Configuration
For repeatable pipelines, collect your parameters into a YAML config file. Commands can be invoked with just a config file, just CLI options, or both. When both are provided, CLI options override config file values.
Config file structure
The config file has working_dir at the top level and parameters nested under command-specific keys:
# crowd.yaml
working_dir: "./scratch/crowd"
search:
terms:
- crowd
- street crowd
- urban crowd
suffixes:
- photography
- candid
engines:
- flickr
- brave
fetch:
to: images/search1
min_size: 1024
extract_frames:
from: videos
to: images/frames
keyframes: 3
extract_faces:
from: images/*
to: faces
skip_partial: true
engine: dlib
cluster:
from: faces
to: cluster
min_cluster_size: 20
min_samples: 5
top: 10
clean: true
select:
from:
- cluster/000
- cluster/001
- cluster/003
to: curated
analyze:
from: curated
phash: true
blur: true
detect:
from: curated
classes:
- microphone
- chair
threshold: 0.2
review:
from: curated
dedup:
from: curated
threshold: 8
augment:
from: curated
to: final/1024
flip_x: true
frame:
from: final/1024
to: final/512
width: 512
height: 512
Running with a config file
Pass the config file as the first argument to any command:
dtst search crowd.yaml
dtst fetch crowd.yaml
dtst extract-frames crowd.yaml
dtst extract-faces crowd.yaml
dtst cluster crowd.yaml
dtst select crowd.yaml
dtst analyze crowd.yaml
dtst detect crowd.yaml
dtst review crowd.yaml
dtst dedup crowd.yaml
dtst augment crowd.yaml
dtst frame crowd.yaml
CLI overrides
CLI options override the corresponding config values.
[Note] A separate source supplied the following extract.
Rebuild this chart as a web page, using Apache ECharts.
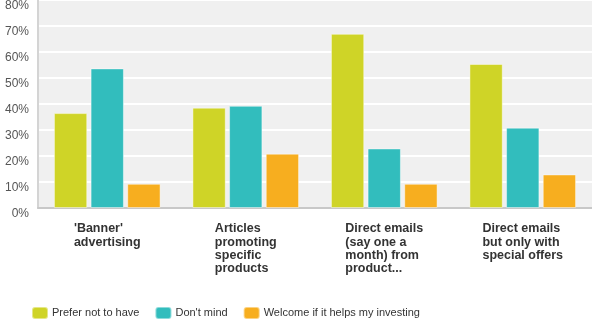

This is useful for one-off adjustments:
# Use dlib instead of the config's mediapipe
dtst extract-faces crowd.yaml --engine dlib
# Stricter dedup threshold than the config
dtst dedup crowd.yaml --threshold 4
# Preview any command without executing
dtst select crowd.yaml --dry-run
Command-specific keys use underscores (e.g. extract_faces, extract_frames, flip_x), matching Python parameter names. The CLI uses hyphens (e.g. extract-faces, --flip-x). See the CLI reference for the complete list of options per command.